Article
作者: Aznar, M Angela ; Tanyi, Janos ; Plesa, Gabriela ; Hwang, Wei-Ting ; Siegel, Donald L ; Hexner, Elizabeth O ; Rennels, Austin K ; Kuramitsu, Shunichiro ; Nadolski, Gregory ; Gonzalez, Vanessa E ; Wilson, Wesley ; Barber-Rotenberg, Julie S ; Alexander, Katherine A ; Brennan, Andrea ; Torigian, Drew A ; Fraietta, Joseph A ; Rech, Andrew J ; Zhang, Zhen ; June, Carl H ; Young, Regina M ; Donahue, Greg ; Good, Charly R ; Dowd, Emily ; Glastad, Karl M ; Gonzales, Donna ; Watts, Alex ; Jadlowsky, Julie K ; O'Hara, Mark H ; Berger, Shelley L ; Haas, Andrew ; Agarwal, Sangya ; Huang, Hua
Patients with advanced pancreatic ductal adenocarcinoma (PDAC) have a median survival of less than a year, highlighting the urgent need for treatment advancements. We report on a phase 1 clinical trial assessing the safety and feasibility of intravenous and local administration of anti-mesothelin CAR T cells in patients with advanced PDAC. While therapy is well tolerated, it demonstrates limited clinical efficacy. Analyses of patient samples provide insights into mechanisms of treatment resistance. Single-cell genomic approaches reveal that post-infusion CAR T cells express exhaustion signatures, including previously identified transcription factors ID3 and SOX4, and display enrichment for a GZMK+ phenotype.
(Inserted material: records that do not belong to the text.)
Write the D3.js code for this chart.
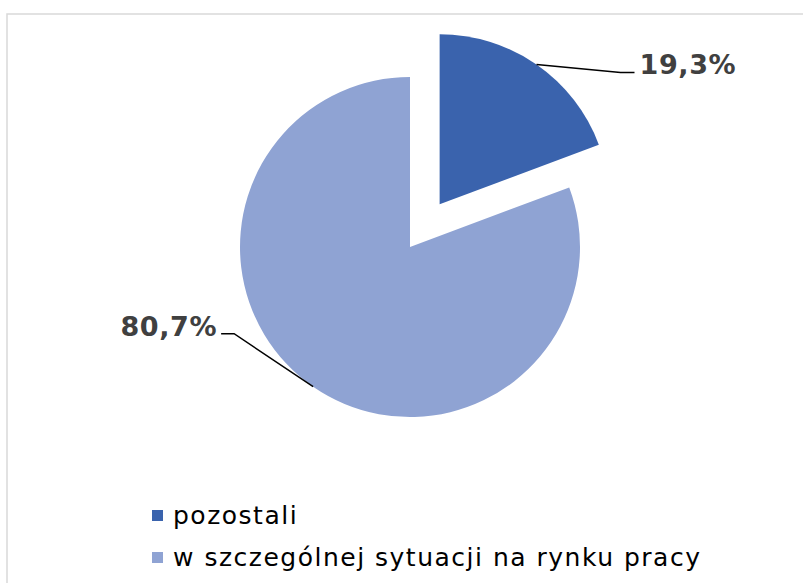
<!DOCTYPE html>
<html>
<head>
<meta charset="utf-8">
<script src="https://cdn.jsdelivr.net/npm/d3@7"></script>
<style>
  body { margin: 0; background: #fff; }
  svg { display: block; font-family: "DejaVu Sans", Verdana, sans-serif; }
</style>
</head>
<body>
<script>
// data
var categories = ["pozostali", "w szczególnej sytuacji na rynku pracy"];
var values = [19.3, 80.7];
var labels = ["19,3%", "80,7%"];
var colors = ["#3a63ad", "#8fa3d3"];

var width = 803, height = 583;
var cx = 410, cy = 247, radius = 170, explode = 52;

var svg = d3.select("body").append("svg")
  .attr("width", width)
  .attr("height", height);

// chart frame
svg.append("rect")
  .attr("x", 7).attr("y", 14)
  .attr("width", 820).attr("height", 600)
  .attr("fill", "none")
  .attr("stroke", "#d9d9d9")
  .attr("stroke-width", 1.5);

var pie = d3.pie().sort(null).value(function(d) { return d; });
var arcs = pie(values);
var arc = d3.arc().innerRadius(0).outerRadius(radius);

function offset(d, i) {
  // only the first slice is pulled out
  if (i !== 0) return [0, 0];
  var a = (d.startAngle + d.endAngle) / 2;
  return [Math.sin(a) * explode, -Math.cos(a) * explode];
}

var g = svg.append("g").attr("transform", "translate(" + cx + "," + cy + ")");

g.selectAll("path.slice")
  .data(arcs)
  .enter()
  .append("path")
  .attr("class", "slice")
  .attr("d", arc)
  .attr("fill", function(d, i) { return colors[i]; })
  .attr("transform", function(d, i) {
    var o = offset(d, i);
    return "translate(" + o[0] + "," + o[1] + ")";
  });

// leader lines + labels
arcs.forEach(function(d, i) {
  var o = offset(d, i);
  var a = (d.startAngle + d.endAngle) / 2;
  var sx = o[0] + Math.sin(a) * radius, sy = o[1] - Math.cos(a) * radius;
  var right = Math.sin(a) > 0;
  var pts, tx, ty;
  if (right) {
    pts = [[sx, sy], [sx + 84, sy + 8], [sx + 98, sy + 8]];
    tx = sx + 103; ty = sy + 9;
  } else {
    pts = [[sx, sy], [sx - 79, sy - 53], [sx - 92, sy - 53]];
    tx = sx - 96; ty = sy - 51;
  }
  g.append("path")
    .attr("d", d3.line()(pts))
    .attr("fill", "none")
    .attr("stroke", "#000")
    .attr("stroke-width", 1.5);
  g.append("text")
    .attr("x", tx).attr("y", ty)
    .attr("text-anchor", right ? "start" : "end")
    .attr("font-size", 27)
    .attr("font-weight", "bold")
    .attr("letter-spacing", 0.6)
    .attr("fill", "#404040")
    .text(labels[i]);
});

// legend
var legend = svg.selectAll("g.legend")
  .data(categories)
  .enter()
  .append("g")
  .attr("class", "legend")
  .attr("transform", function(d, i) { return "translate(152," + (510 + i * 42) + ")"; });

legend.append("rect")
  .attr("width", 11).attr("height", 11)
  .attr("fill", function(d, i) { return colors[i]; });

legend.append("text")
  .attr("x", 21).attr("y", 14)
  .attr("font-size", 25)
  .attr("letter-spacing", 1.5)
  .attr("fill", "#000")
  .text(function(d) { return d; });
</script>
</body>
</html>
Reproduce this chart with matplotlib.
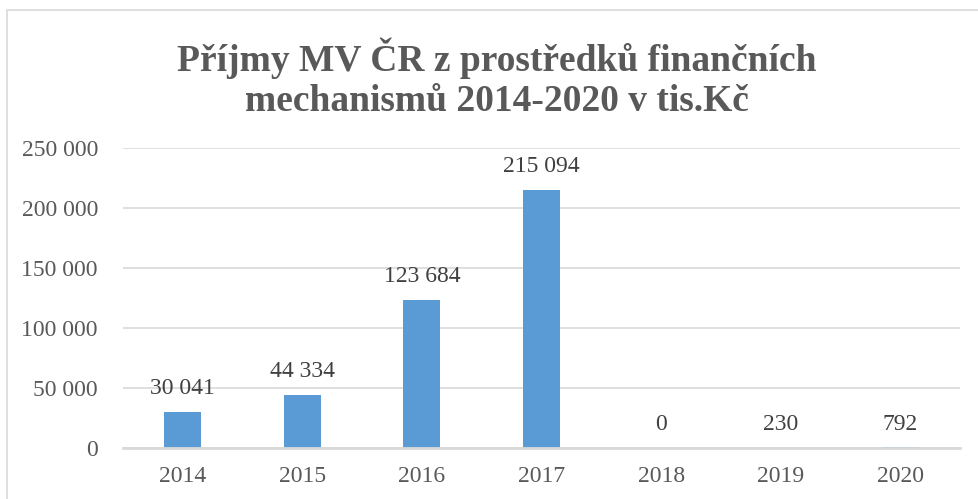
import matplotlib
matplotlib.use("Agg")
import matplotlib.pyplot as plt
from matplotlib.patches import Rectangle
from matplotlib.ticker import FuncFormatter, MultipleLocator

years = ["2014", "2015", "2016", "2017", "2018", "2019", "2020"]
values = [30041, 44334, 123684, 215094, 0, 230, 792]
title = "Příjmy MV ČR z prostředků finančních\nmechanismů 2014-2020 v tis.Kč"

plt.rcParams['font.family'] = ['Liberation Serif', 'DejaVu Serif']

W, H = 979, 499
fig = plt.figure(figsize=(W / 100, H / 100), dpi=100)
ax = fig.add_axes([123 / W, 1 - 448 / H, (960 - 123) / W, (448 - 148) / H])

x = list(range(len(years)))
bars = ax.bar(x, values, width=0.31, color="#5B9BD5", zorder=3)
ax.set_xlim(-0.5, len(years) - 0.5)
ax.set_ylim(0, 250000)
ax.yaxis.set_major_locator(MultipleLocator(50000))

def fmt(v, pos=None):
    return f"{int(round(v)):,}".replace(",", " ")

ax.yaxis.set_major_formatter(FuncFormatter(fmt))
ax.set_xticks(x)
ax.set_xticklabels(years)
ax.tick_params(axis="both", length=0, labelsize=17, colors="#595959")
ax.tick_params(axis="y", pad=18)
ax.tick_params(axis="x", pad=13)
ax.grid(axis="y", color="#D9D9D9", linewidth=1.2, zorder=0)
for s in ["top", "right", "left"]:
    ax.spines[s].set_visible(False)
ax.spines["bottom"].set_color("#D9D9D9")
ax.spines["bottom"].set_linewidth(2)
ax.spines["bottom"].set_zorder(4)

for xi, v in zip(x, values):
    ax.annotate(fmt(v), (xi, v), xytext=(0, 9), textcoords="offset points",
                ha="center", va="bottom", fontsize=17, color="#404040")

fig.text(497 / W, 1 - 78 / H, title, ha="center", va="center",
         fontsize=27, fontweight="bold", color="#595959", linespacing=1.2)

fig.patches.append(Rectangle((7 / W, -0.1), 1.2, 1 - 10 / H + 0.1,
                             transform=fig.transFigure, fill=False,
                             edgecolor="#D9D9D9", linewidth=1.2))

fig.savefig("out.png", dpi=100)
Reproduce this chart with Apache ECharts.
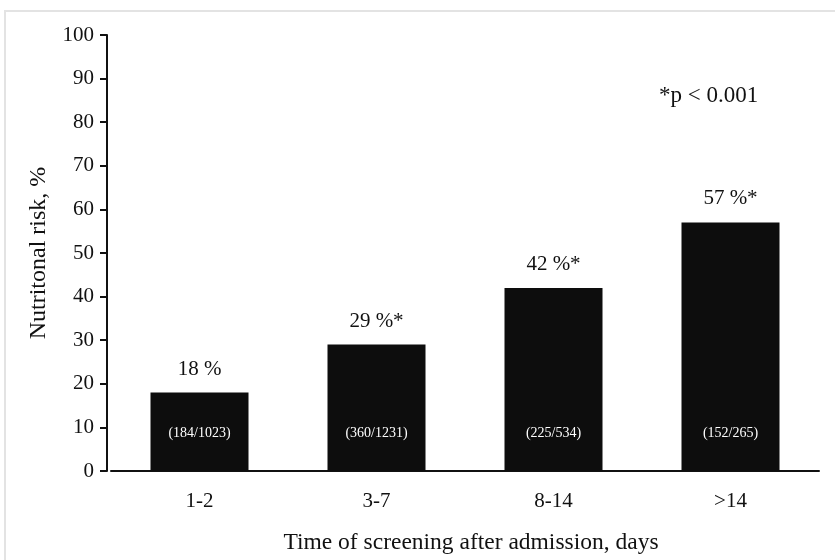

Single knockout of ID3 or SOX4 enhances efficacy in xenograft models, though with donor-dependent variability. However, single-knockout cells eventually fail. Conversely, ID3 and SOX4 double-knockout CAR T cells exhibit prolonged relapse-free survival, demonstrating a sustained therapeutic effect and a potential avenue for engineering more potent CAR T cells in PDAC. This study was registered at ClinicalTrials.gov (NCT03323944).